Wynik w sparingu, w dodatku rozgrywanym w trudnych warunkach, nie jest jednak sprawą najważniejszą. Warto więc podkreślić, że tyszanie pierwszą połowę zagrali w ustawieniu z dwójką napastników, a na drugą połowę wyszli z jednym zawodnikiem na szpicy, a więc trener Derbin ciągle jeszcze szuka wariantu optymalnego. Ma także nadal problemy kadrowe, bo Maciej Mańka opuścił zgrupowanie, żeby leczyć uraz, a awizowanego nowego zawodnika do środka pola ciągle w zespole nie widać. Stąd przesunięcie Wiktora Żytka na środek obrony w pierwszej połowie oraz młodzieżowe towarzystwo dla stopera Kamila Szymury po zmianie stron. Jastrzębianie natomiast kwestię taktyki mają już raczej ustaloną i z myślą, żeby ją dopracować pojadą w sobotę na Słowację. O godzinie 15.00 na głównej płycie stadionu MFK Rużemberok zmierzą się bowiem z trzecim po rundzie jesiennej zespołem słowackiej ekstraklasy, która startuje w następny weekend. A więc poprzeczka zostanie zawieszona bardzo wysoko.

GKS Tychy – GKS Jastrzębie 2:2 (1:1)

1:0 – Wachowiak, 2 min; 1:1 – Stanclik, 25 min; 2:1 – Kozina, 51 min (głową), 2:2 – Fabry, 65 min.

TYCHY: Jałocha – Połap, Nedić, Żytek, Wołkowicz – Biel, Pawlusiński, Piątek, Wachowiak – Rumin, Malec oraz w II połowie: Dana – Biel (70. Wachowiak), Krężelok, Szymura, Machowski – Kargulewicz, Paprzycki, Orliński, Grzeszczyk, Kozina – Malec (70. Dzięgielewski). Trener Artur DERBIN.

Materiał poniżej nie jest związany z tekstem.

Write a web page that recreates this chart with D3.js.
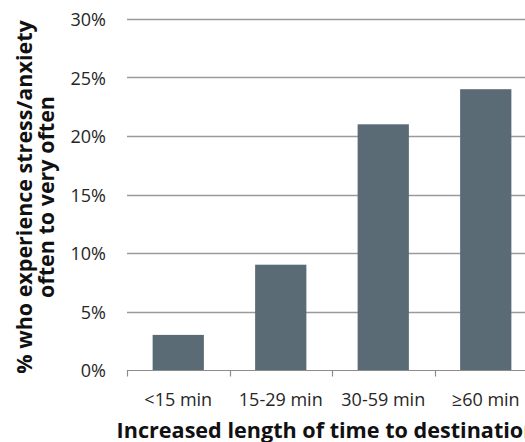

JASTRZĘBIE: Reclaf (46. Neugebauer) – Zalewski (61. Borkała), Słodowy (61. Podhorin), Rutkowski (61. Bondarenko), Szkudlarek (61. Zejdler) – Misala (46. Kasperowicz, 61. Ochronczuk), Łukasik (30. Gulczyński, 61. Kamiński), Wybraniec (61. Kuczałek), Gajda (61. Handzlik) – Łaski (61. Farid Ali), Stanclik (61. Fabry). Trener Grzegorz KURDZIEL.

Sędziował Tomasz Wajda (Żywiec). Żółte kartki: Pawlusiński, Orliński.